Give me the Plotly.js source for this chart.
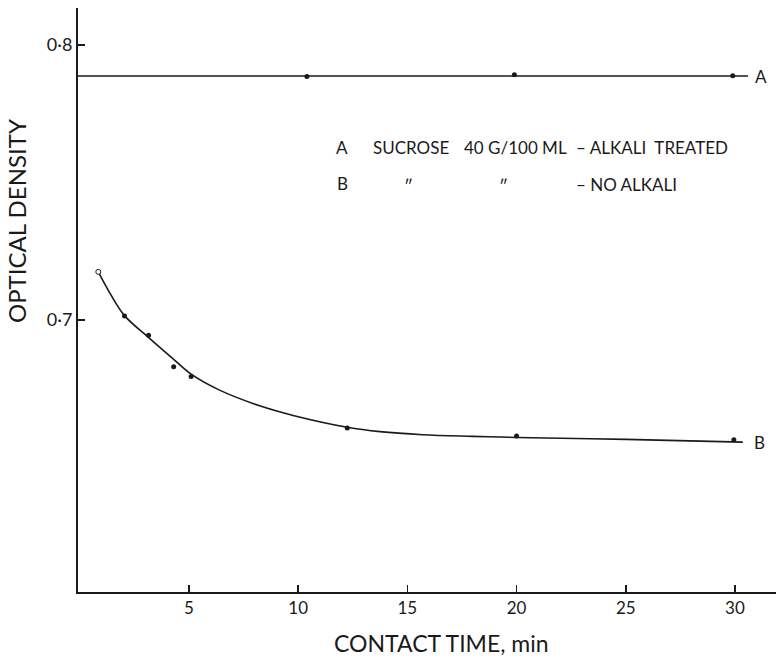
<!DOCTYPE html>
<html>
<head>
<meta charset="utf-8">
<script src="https://cdn.plot.ly/plotly-3.0.1.min.js"></script>
<style>html,body{margin:0;padding:0;background:#fff;}#chart{width:776px;height:658px;}</style>
</head>
<body>
<div id="chart"></div>
<script>
// Series A: sucrose 40 g/100 ml, alkali treated
const aTime = [10.4, 19.9, 29.9];
const aOD = [0.7885, 0.7892, 0.7888];
const aLineTime = [-0.08, 30.6];
const aLineOD = [0.7887, 0.7887];

// Series B: no alkali (measured points)
const bTime = [2.05, 3.15, 4.3, 5.1, 12.25, 20.0, 29.95];
const bOD = [0.7015, 0.6945, 0.683, 0.6795, 0.6607, 0.6578, 0.6565];
// Series B: drawn curve
const bCurveTime = [0.8, 1.4, 2.06, 3.17, 4.3, 5.1, 6.4, 8.24, 9.77, 12.25, 13.75, 15.7, 18.0, 20.0, 25.0, 30.36];
const bCurveOD = [0.7182, 0.7095, 0.7015, 0.6935, 0.6857, 0.6803, 0.6745, 0.6688, 0.6653, 0.6610, 0.6594, 0.6583, 0.6577, 0.6573, 0.6566, 0.6556];
const bStartTime = [0.85];
const bStartOD = [0.7175];

const xTicks = [5, 10, 15, 20, 25, 30];
const yTicks = [0.7, 0.8];
const yTickText = ['0·7', '0·8'];

const font = 'Lato, "Open Sans", sans-serif';
const ink = '#1a1a1a';

const traces = [
  {x: aLineTime, y: aLineOD, mode: 'lines', line: {color: ink, width: 1.6}, hoverinfo: 'skip'},
  {x: aTime, y: aOD, mode: 'markers', marker: {color: ink, size: 5}},
  {x: bCurveTime, y: bCurveOD, mode: 'lines', line: {color: ink, width: 1.6, shape: 'spline', smoothing: 1}, hoverinfo: 'skip'},
  {x: bTime, y: bOD, mode: 'markers', marker: {color: ink, size: 5}},
  {x: bStartTime, y: bStartOD, mode: 'markers', marker: {color: '#fff', size: 5, line: {color: ink, width: 1}}}
];

const L = 78, T = 8, W = 698, H = 584;
const px = v => (v - L) / W;
const py = v => (T + H - v) / H;
const tf = s => ({size: s, family: font, color: ink});
const ann = (x, y, text, size, xanchor) => ({xref: 'paper', yref: 'paper', x: px(x), y: py(y), text: text, showarrow: false, xanchor: xanchor || 'left', yanchor: 'middle', font: tf(size)});

const layout = {
  width: 776, height: 658,
  margin: {l: L, r: 0, t: T, b: 66},
  paper_bgcolor: '#fff', plot_bgcolor: '#fff',
  showlegend: false,
  font: {family: font, color: ink},
  xaxis: {
    range: [-0.08, 31.88], tickvals: xTicks, ticks: 'inside', ticklen: 7, tickwidth: 1.6, tickcolor: ink,
    showline: true, linecolor: ink, linewidth: 2, showgrid: false, zeroline: false,
    tickfont: tf(17)
  },
  yaxis: {
    range: [0.6011, 0.81345], tickvals: yTicks, ticktext: yTickText, ticks: 'inside', ticklen: 7, tickwidth: 1.6, tickcolor: ink,
    showline: true, linecolor: ink, linewidth: 2, showgrid: false, zeroline: false,
    tickfont: tf(18)
  },
  annotations: [
    ann(753, 77, 'A', 17),
    ann(752, 442, 'B', 17),
    ann(334, 147, 'A', 17),
    ann(371, 147, 'SUCROSE', 17),
    ann(462, 147, '40 G/100 ML', 17),
    ann(574, 147, '– ALKALI  TREATED', 17),
    ann(335, 183, 'B', 17),
    ann(408, 186, '″', 17, 'center'),
    ann(503, 186, '″', 17, 'center'),
    ann(574, 184, '– NO ALKALI', 17),
    ann(442, 643, 'CONTACT TIME, min', 23, 'center'),
    Object.assign(ann(17, 221, 'OPTICAL DENSITY', 24, 'center'), {textangle: -90})
  ]
};

Plotly.newPlot('chart', traces, layout, {staticPlot: true, displayModeBar: false});
</script>
</body>
</html>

******

=== TASK BRIEF ===
Repeat the lines exactly as they stand, from the opening line of the data through the line with "const aLineOD = [0.7887, 0.7887];". Pictures stay out of the copy.

=== ANSWER TO THE EXERCISE ===
Give me the Plotly.js source for this chart.
<!DOCTYPE html>
<html>
<head>
<meta charset="utf-8">
<script src="https://cdn.plot.ly/plotly-3.0.1.min.js"></script>
<style>html,body{margin:0;padding:0;background:#fff;}#chart{width:776px;height:658px;}</style>
</head>
<body>
<div id="chart"></div>
<script>
// Series A: sucrose 40 g/100 ml, alkali treated
const aTime = [10.4, 19.9, 29.9];
const aOD = [0.7885, 0.7892, 0.7888];
const aLineTime = [-0.08, 30.6];
const aLineOD = [0.7887, 0.7887];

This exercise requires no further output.